Originally published in Washington Examiner on July 8, 2019


Robert Shipp is serving the remainder of a federal prison sentence on an ankle monitor in Chicago, Illinois. But Shipp is being held unlawfully by the U.S. Bureau of Prisons.

Even though he was due to be released from custody last month under a change in federal law, the BOP has refused to release him while it waits until July 19, 2019 to apply the new law at its discretion. There are some 4,000 federal prisoners like Shipp across the country who sit in limbo at BOP’s mercy.

Congress eliminated parole for federal prisoners in 1984, and ever since, a person must serve the full term of imprisonment to which he has been sentenced. The only credit one may receive toward that sentence is “up to 54 days at the end of each year of the prisoner’s term of imprisonment” for good behavior. This language may appear to mean that someone would be able to receive 54 days off of his sentence every year, but the BOP actually uses a calculation methodology that grants good time only for time spent in prison, as opposed to the duration of the sentence imposed by the court. This difference results in about 47 days off a sentence every year, or about a week less than what Congress intended. While seven days per year may not seem like much time to give up, these weeks add up over the course of years long sentences.

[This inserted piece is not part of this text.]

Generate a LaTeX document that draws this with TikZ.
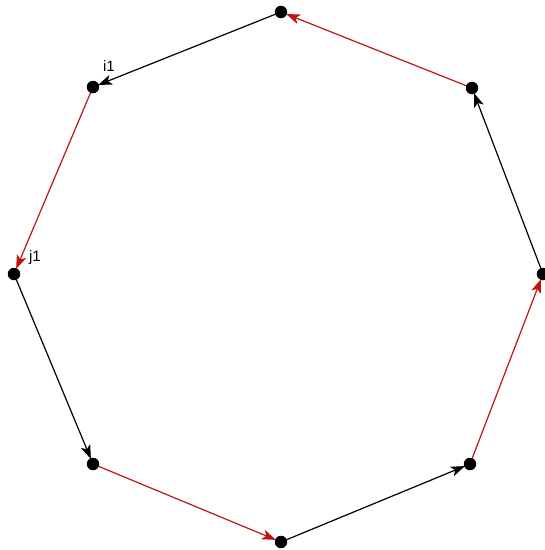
\documentclass[tikz,border=0pt]{standalone}
\usepackage{fontspec}
\setmainfont{Liberation Sans}
\usetikzlibrary{arrows.meta}

\begin{document}
\begin{tikzpicture}[
  x=1pt, y=-1pt,
  dot/.style={circle, fill=black, inner sep=0pt, minimum size=12.5pt},
  lbl/.style={font=\fontsize{15}{17}\selectfont, inner sep=1pt},
  arrow/.style={-{Stealth[length=14pt, width=10pt, inset=3.5pt]}, line width=1.2pt, shorten >=-1pt},
  redarrow/.style={arrow, draw={rgb,255:red,190;green,20;blue,20}}
]
\useasboundingbox (0,0) rectangle (545,550);
\node[dot] (top) at (281,12) {};
\node[dot] (ul) at (93,87) {};
\node[dot] (l) at (14,274) {};
\node[dot] (ll) at (93,464) {};
\node[dot] (bot) at (281,542) {};
\node[dot] (lr) at (470,464) {};
\node[dot] (r) at (543,274) {};
\node[dot] (ur) at (472,88) {};
\node[lbl] (i1) at (109,66) {i1};
\node[lbl] (j1) at (35,258) {j1};

\draw[arrow] (top) -- (ul);
\draw[redarrow] (ul) -- (l);
\draw[arrow] (l) -- (ll);
\draw[redarrow] (ll) -- (bot);
\draw[arrow] (bot) -- (lr);
\draw[redarrow] (lr) -- (r);
\draw[arrow] (r) -- (ur);
\draw[redarrow] (ur) -- (top);
\end{tikzpicture}
\end{document}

On Dec. 21, 2018, as a part of the First Step Act of 2019, Congress finally fixed this accounting problem and ordered BOP to give prisoners the full 54 days of good time credit they earn for good behavior every year. Congress expected this bipartisan fix to take effect immediately.

When the First Step Act was passed, an estimated 4,000 people became eligible for release from custody under the good time fix. But they weren’t released.

Shipp is one of those people. Originally sentenced in 1993 to a mandatory life term in prison for selling drugs, Shipp’s time in BOP custody was reduced to 30 years thanks to retroactive criminal justice reform legislation. With good time credit, he had been set for release on Nov. 26, 2019.

When the First Step Act passed in December, Shipp’s release date should have been recalculated to March 26, 2019. But that release date came and went, and the BOP continued to hold him in custody. This month, the BOP finally informed Shipp that even though it has already calculated his release date (as May 6, 2019) and agrees that his release date is in the past, he is not scheduled to be released until July 19, 2019. According to the agency, the First Step Act doesn’t actually take effect until then. The BOP has, yet again, come up with a creative loophole to avoid its legal responsibilities and keep people in custody longer.

Each day the BOP ignores Congress’ orders, thousands of people continue to be held beyond their lawful release dates, away from their families. BOP is stealing time from them that they will never get back. Agencies like the BOP cannot wait until they find it convenient to follow the law; they should uphold the law and give people the good time credit they have earned.

Caleb Kruckenberg is litigation counsel at the New Civil Liberties Alliance, which recently filed a complaint against the BOP and requested an emergency court order forcing the agency to comply with the law as written.